Jess Anderson, DVM
When I was a kid, I don’t think I’d ever seen a bicycle helmet. There were no car seats for children. In the summer, it was pretty normal to see a pickup truck driving down the road with a group of kids sitting in the bed. Fortunately, things have changed. We are much more aware of the risk of traumatic injury and have better safety standards and practices in place.
The same is true of dogs. While you still see dogs riding in the beds of pickup trucks occasionally, it is much less common now than years ago. Leash laws mean fewer dogs roam the streets unattended. As a result, veterinarians see far fewer broken bones than in years past. It is inevitable however, that some dogs still escape the yard and get hit by a car, or jump out of their owners arms and just land wrong. Broken bones still occur.
Most of us have signed a friend’s cast or two when we were kids — someone who bounced off a trampoline and broke an arm, or twisted their leg wrong on a flight of stairs and broke an ankle. As a result of seeing casts so frequently used on humans with broken bones, most humans expect a cast will be used on their pet when they are diagnosed with a broken bone. While casts and splints are used in veterinary medicine to treat fractured bones, the majority of fractures seen in veterinary medicine are not amenable to healing with a cast; most require surgical stabilization for a good outcome.

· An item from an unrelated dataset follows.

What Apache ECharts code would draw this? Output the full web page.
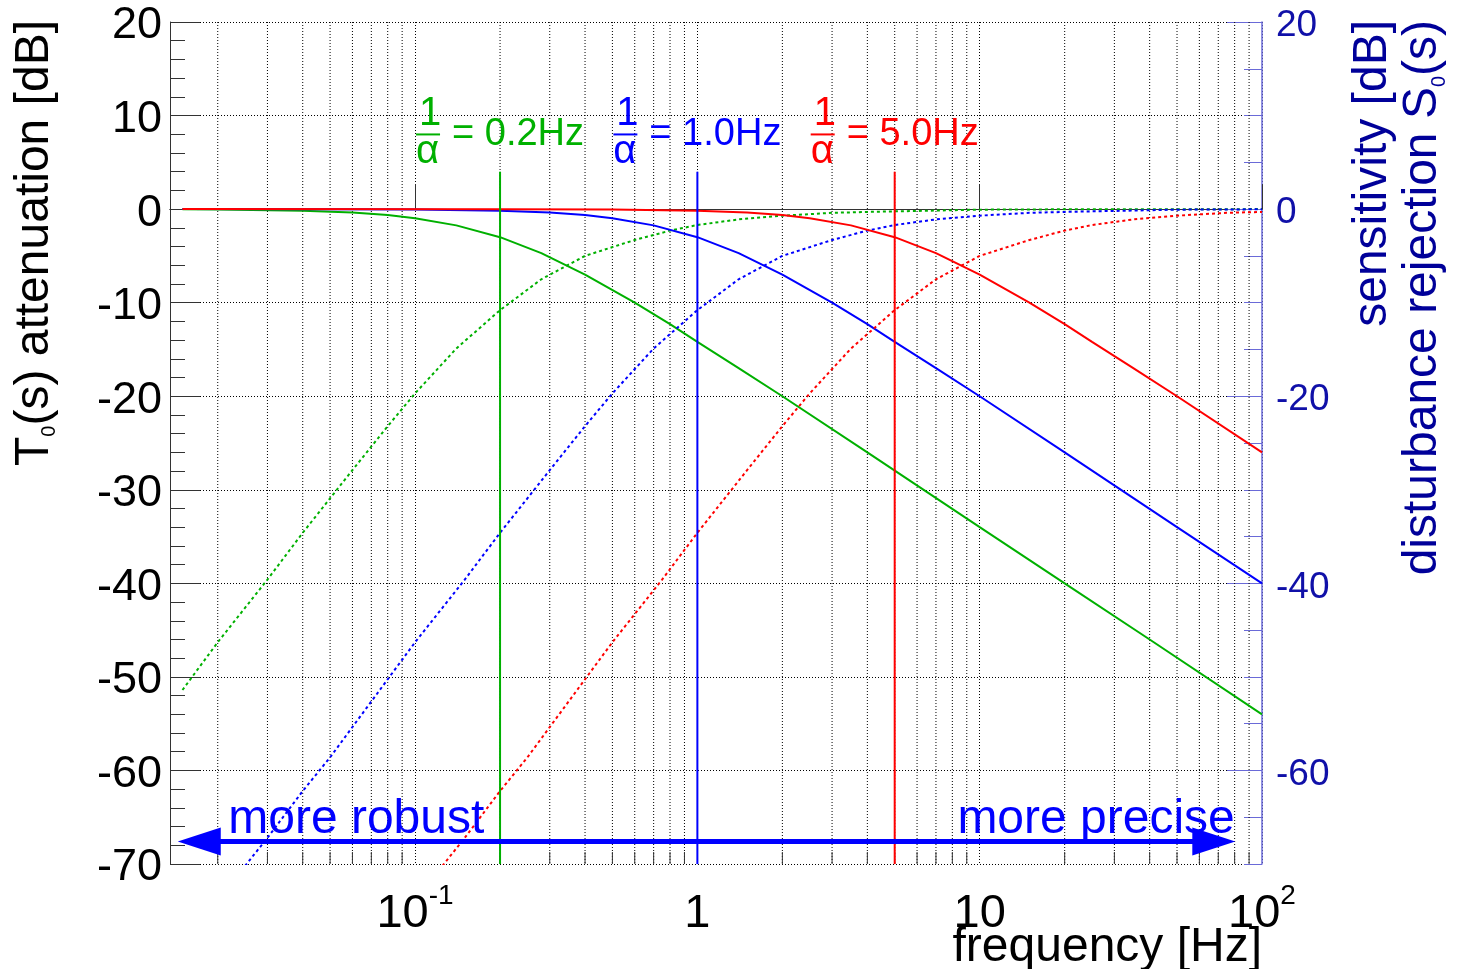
<!DOCTYPE html>
<html>
<head>
<meta charset="utf-8">
<title>T0(s) / S0(s)</title>
<script src="https://cdn.jsdelivr.net/npm/echarts@6/dist/echarts.min.js"></script>
<style>
  html, body { margin: 0; padding: 0; background: #fff; }
  #chart { width: 1460px; height: 969px; }
</style>
</head>
<body>
<div id="chart"></div>
<script>
// ---- data ----

// frequency axis
const freqMin = 0.01355;
const freqMax = 100;
const minorTicks = [
  0.02, 0.03, 0.04, 0.05, 0.06, 0.07, 0.08, 0.09,
  0.2, 0.3, 0.4, 0.5, 0.6, 0.7, 0.8, 0.9,
  2, 3, 4, 5, 6, 7, 8, 9,
  20, 30, 40, 50, 60, 70, 80, 90
];
const rightTickLabels = [20, 0, -20, -40, -60];

// T0(s) attenuation, solid lines [dB]
const tGreenFreq = [0.015, 0.02, 0.04, 0.06, 0.08, 0.1, 0.14, 0.2, 0.28, 0.4, 0.6, 0.8, 1, 1.4, 2, 4, 10, 20, 40, 100];
const tGreenDb   = [-0.02, -0.04, -0.17, -0.37, -0.64, -0.97, -1.74, -3.0, -4.7, -7.0, -10.0, -12.3, -14.2, -17.0, -20.0, -26.0, -34.0, -40.0, -46.0, -54.0];
const tBlueFreq  = [0.015, 0.05, 0.1, 0.2, 0.3, 0.4, 0.5, 0.7, 1, 1.4, 2, 3, 4, 5, 7, 10, 20, 50, 100];
const tBlueDb    = [0, -0.01, -0.04, -0.17, -0.37, -0.64, -0.97, -1.74, -3.0, -4.7, -7.0, -10.0, -12.3, -14.2, -17.0, -20.0, -26.0, -34.0, -40.0];
const tRedFreq   = [0.015, 0.2, 0.5, 1, 1.5, 2, 2.5, 3.5, 5, 7, 10, 15, 20, 25, 35, 50, 100];
const tRedDb     = [0, -0.01, -0.04, -0.17, -0.37, -0.64, -0.97, -1.74, -3.0, -4.7, -7.0, -10.0, -12.3, -14.2, -17.0, -20.0, -26.0];

// S0(s) sensitivity, dotted lines [dB]
const sGreenFreq = [0.015, 0.02, 0.03, 0.04, 0.06, 0.08, 0.1, 0.14, 0.2, 0.28, 0.4, 0.6, 0.8, 1, 1.4, 2, 3, 4, 10, 20, 100];
const sGreenDb   = [-51.4, -46.3, -39.6, -34.6, -27.9, -23.2, -19.7, -14.9, -10.8, -7.5, -5.0, -3.3, -2.3, -1.7, -1.1, -0.7, -0.4, -0.3, -0.06, -0.02, 0];
const sBlueFreq  = [0.025, 0.03, 0.04, 0.05, 0.075, 0.1, 0.15, 0.2, 0.3, 0.4, 0.5, 0.7, 1, 1.4, 2, 3, 4, 5, 7, 10, 15, 20, 50, 100];
const sBlueDb    = [-70.2, -67.2, -62.2, -58.6, -51.4, -46.3, -39.6, -34.6, -27.9, -23.2, -19.7, -14.9, -10.8, -7.5, -5.0, -3.3, -2.3, -1.7, -1.1, -0.7, -0.4, -0.3, -0.06, -0.02];
const sRedFreq   = [0.125, 0.15, 0.2, 0.25, 0.375, 0.5, 0.75, 1, 1.5, 2, 2.5, 3.5, 5, 7, 10, 15, 20, 25, 35, 50, 75, 100];
const sRedDb     = [-70.2, -67.2, -62.2, -58.6, -51.4, -46.3, -39.6, -34.6, -27.9, -23.2, -19.7, -14.9, -10.8, -7.5, -5.0, -3.3, -2.3, -1.7, -1.1, -0.7, -0.4, -0.3];

// 1/alpha markers
const cutoffFreq  = [0.2, 1.0, 5.0];
const cutoffText  = ['0.2Hz', '1.0Hz', '5.0Hz'];
const cutoffTopDb = 4;
const cutoffBotDb = -70;

// robust <-> precise arrow (centres of the two heads)
const arrowFreq = [0.0172, 67.5];
const arrowDb = -67.6;

// ---- chart ----
const FONT = 'Liberation Sans';
const GREEN = '#00b000', BLUE = '#0000ff', RED = '#ff0000';
const colors = [GREEN, BLUE, RED];
const NAVY = '#000099';
const AXIS_BLUE = '#6a6ad8';

const zip = (xs, ys) => xs.map((x, i) => [x, ys[i]]);

let myChart = echarts.init(document.getElementById('chart'), null, { renderer: 'canvas' });

function curve(name, freq, db, color, dotted) {
  return {
    name: name,
    type: 'line',
    data: zip(freq, db),
    showSymbol: false,
    symbol: 'none',
    smooth: false,
    clip: true,
    z: 3,
    lineStyle: { color: color, width: 2, type: dotted ? [3, 3] : 'solid' }
  };
}

function cutoffSeries(i) {
  const c = colors[i];
  return {
    type: 'line',
    data: [
      {
        value: [cutoffFreq[i], cutoffTopDb],
        label: {
          show: true,
          position: 'top',
          distance: 4,
          formatter: '{n|1}\n{bar|}{eq|= ' + cutoffText[i] + '}\n{d|α}',
          rich: {
            n: { fontFamily: FONT, fontSize: 40, lineHeight: 34, color: c, align: 'left', padding: [0, 0, 0, 3] },
            bar: { width: 24, height: 2, lineHeight: 6, backgroundColor: c, align: 'left' },
            eq: { fontFamily: FONT, fontSize: 38, lineHeight: 6, color: c, align: 'left', padding: [0, 0, 0, 12] },
            d: { fontFamily: FONT, fontSize: 40, lineHeight: 30, color: c, align: 'left' }
          }
        }
      },
      [cutoffFreq[i], cutoffBotDb]
    ],
    symbol: 'circle',
    symbolSize: 0.5,
    showSymbol: true,
    itemStyle: { color: c },
    label: { show: false },
    lineStyle: { color: c, width: 2 },
    z: 4,
    silent: true
  };
}

let option = {
  animation: false,
  backgroundColor: '#fff',
  textStyle: { fontFamily: FONT },
  grid: { left: 170, right: 198, top: 22, bottom: 105, containLabel: false },
  graphic: [{
    // x axis title, right-aligned under the axis end
    type: 'text',
    right: 198,
    top: 924,
    silent: true,
    style: { text: 'frequency [Hz]', font: '48px "Liberation Sans"', fill: '#000' }
  }],
  xAxis: [{
    type: 'log',
    logBase: 10,
    min: freqMin,
    max: freqMax,
    axisLine: { show: true, lineStyle: { color: '#333', width: 1 } },
    axisTick: { show: true, inside: true, length: 25, lineStyle: { color: '#333' } },
    splitLine: { show: true, lineStyle: { color: '#000', type: [1, 2], width: 1 } },
    axisLabel: {
      margin: 18,
      color: '#000',
      formatter: (v) => {
        const lg = Math.log10(v);
        const e = Math.round(lg);
        if (Math.abs(lg - e) > 0.01) return '';
        if (e === 0) return '{m|1}';
        if (e === 1) return '{m|10}';
        return '{m|10}{s|' + e + '}';
      },
      rich: {
        m: { fontFamily: FONT, fontSize: 47, lineHeight: 56, verticalAlign: 'bottom', color: '#000' },
        s: { fontFamily: FONT, fontSize: 28, lineHeight: 28, verticalAlign: 'top', color: '#000' }
      }
    }
  }, {
    type: 'log',
    logBase: 10,
    min: freqMin,
    max: freqMax,
    position: 'top',
    axisLine: { show: true, lineStyle: { color: '#333', width: 1 } },
    axisTick: { show: false },
    axisLabel: { show: false },
    splitLine: { show: false }
  }],
  yAxis: [{
    type: 'value',
    min: -70,
    max: 20,
    interval: 10,
    position: 'left',
    axisLine: { show: true, lineStyle: { color: '#333', width: 1 } },
    axisTick: { show: true, inside: true, length: 30, lineStyle: { color: '#333' } },
    minorTick: { show: true, splitNumber: 5, length: 15, lineStyle: { color: '#333' } },
    splitLine: { show: true, lineStyle: { color: '#000', type: [1, 2], width: 1 } },
    axisLabel: { fontFamily: FONT, fontSize: 45, color: '#000', margin: 8, verticalAlign: 'top', lineHeight: 8 },
    name: '{a|T}{sub|0}{a|(s) attenuation [dB]}',
    nameLocation: 'end',
    nameRotate: 90,
    nameGap: 2,
    nameMoveOverlap: false,
    nameTextStyle: {
      align: 'right', verticalAlign: 'bottom', padding: [0, 0, 111, 0],
      rich: {
        a: { fontFamily: FONT, fontSize: 48, lineHeight: 48, verticalAlign: 'top', color: '#000' },
        sub: { fontFamily: FONT, fontSize: 20, lineHeight: 18, verticalAlign: 'bottom', color: '#000' }
      }
    }
  }, {
    type: 'value',
    min: -70,
    max: 20,
    interval: 5,
    position: 'right',
    axisLine: { show: true, lineStyle: { color: AXIS_BLUE, width: 1.5 } },
    axisTick: { show: true, inside: true, length: 18, lineStyle: { color: AXIS_BLUE } },
    splitLine: { show: false },
    axisLabel: { fontFamily: FONT, fontSize: 37, color: '#1010a8', margin: 14, verticalAlign: 'top', lineHeight: 8, customValues: rightTickLabels },
    name: '{a|sensitivity [dB]}\n{a|disturbance rejection S}{sub|0}{a|(s)}',
    nameLocation: 'end',
    nameRotate: 90,
    nameGap: 2,
    nameMoveOverlap: false,
    nameTextStyle: {
      align: 'right', verticalAlign: 'top', padding: [87, 0, 0, 0],
      rich: {
        a: { fontFamily: FONT, fontSize: 48, lineHeight: 50, verticalAlign: 'top', color: NAVY },
        sub: { fontFamily: FONT, fontSize: 20, lineHeight: 18, verticalAlign: 'bottom', color: NAVY }
      }
    }
  }, {
    type: 'value',
    min: -70,
    max: 20,
    interval: 5,
    position: 'right',
    axisLine: { show: false },
    axisTick: { show: true, inside: true, length: 35, customValues: rightTickLabels, lineStyle: { color: AXIS_BLUE } },
    axisLabel: { show: false },
    splitLine: { show: false }
  }],
  series: [
    {
      // minor grid lines and ticks of the log axis
      type: 'custom',
      data: minorTicks.map(f => [f, 0]),
      silent: true,
      z: 1,
      renderItem: (params, api) => {
        const x = api.coord([api.value(0), 0])[0];
        const cs = params.coordSys;
        return {
          type: 'group',
          children: [
            { type: 'line', shape: { x1: x, y1: cs.y, x2: x, y2: cs.y + cs.height },
              style: { stroke: '#000', lineWidth: 1, lineDash: [1, 2] } },
            { type: 'line', shape: { x1: x, y1: cs.y + cs.height, x2: x, y2: cs.y + cs.height - 12 },
              style: { stroke: '#333', lineWidth: 1 } }
          ]
        };
      }
    },
    curve('T0 0.2Hz', tGreenFreq, tGreenDb, GREEN, false),
    curve('S0 0.2Hz', sGreenFreq, sGreenDb, GREEN, true),
    curve('T0 1.0Hz', tBlueFreq, tBlueDb, BLUE, false),
    curve('S0 1.0Hz', sBlueFreq, sBlueDb, BLUE, true),
    curve('T0 5.0Hz', tRedFreq, tRedDb, RED, false),
    curve('S0 5.0Hz', sRedFreq, sRedDb, RED, true),
    cutoffSeries(0),
    cutoffSeries(1),
    cutoffSeries(2),
    {
      // robust <-> precise arrow
      type: 'line',
      data: [],
      z: 5,
      markLine: {
        silent: true,
        animation: false,
        symbol: ['triangle', 'triangle'],
        symbolSize: [28, 43],
        lineStyle: { color: BLUE, width: 5, type: 'solid' },
        label: { show: false },
        data: [
          [
            { coord: [arrowFreq[0], arrowDb],
              label: { show: true, position: 'insideStartTop', distance: [29, -2], formatter: 'more robust',
                       fontFamily: FONT, fontSize: 48, color: BLUE } },
            { coord: [arrowFreq[1], arrowDb] }
          ],
          [
            { coord: [arrowFreq[0], arrowDb], symbol: 'none', lineStyle: { width: 0, color: 'rgba(0,0,0,0)' },
              label: { show: true, position: 'insideEndTop', distance: [-21, -2], formatter: 'more precise',
                       fontFamily: FONT, fontSize: 48, color: BLUE } },
            { coord: [arrowFreq[1], arrowDb], symbol: 'none' }
          ]
        ]
      }
    }
  ]
};

myChart.setOption(option);
</script>
</body>
</html>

Stabilizing a broken bone with a cast will generally result in a good outcome if the following conditions are met:
- The fractured bone ends have not moved much at all relative to one another — that is to say that the fracture is not displaced.
- The joint above and the joint below the fracture can be immobilized by the cast or splint.
- The activity level of the patient and the forces on the fractured bone can be minimized for a long enough period of time for the fracture to heal.
- The fracture is anticipated to heal fast enough to minimize complications from using the splint or cast.
While fractured bones in people, especially in children, frequently meet these criteria and are amenable to stabilization using a cast, the vast majority of fractures involving the limbs of animals do not meet these criteria, and require surgical stabilization. Most of the fractures we see in veterinary medicine are highly displaced, and it is impossible to line the bone ends and use a cast to keep them there.
There are four types of force that are active on most fractures: bending, compression, rotation, and shear force (figure 1). A cast only offers moderate protection against bending forces, and no protection against other types of force. For a cast to be successful, the fracture must be resistant to the other forces by itself.
Because surgical repair of fractures can be expensive, there is a temptation to push for trying to heal a fracture with a cast or splint when it is not a good candidate for this method of healing. When a fracture that should be repaired surgically is splinted or casted, the result is generally malunion — poor alignment of the fracture when it is healed that may significantly affect use of the limb, or non-union — the failure of the fracture ends to heal together at all. There may also be the temptation to “try” a splint or cast before surgery. The problem of delaying surgery when it is need is that the outcome is less likely to be satisfactory when surgery is significantly delayed. The fracture ends and the surrounding tissues begin to remodel quickly and are more difficult to realign when surgery is delayed.
Even in cases where a splint or a cast is an acceptable means of stabilization, the cost of splinting or casting is not insignificant as both generally require fairly frequent recheck exams and reapplication. Rub sores and other soft tissue injuries are also common sequelae to using cast and splints.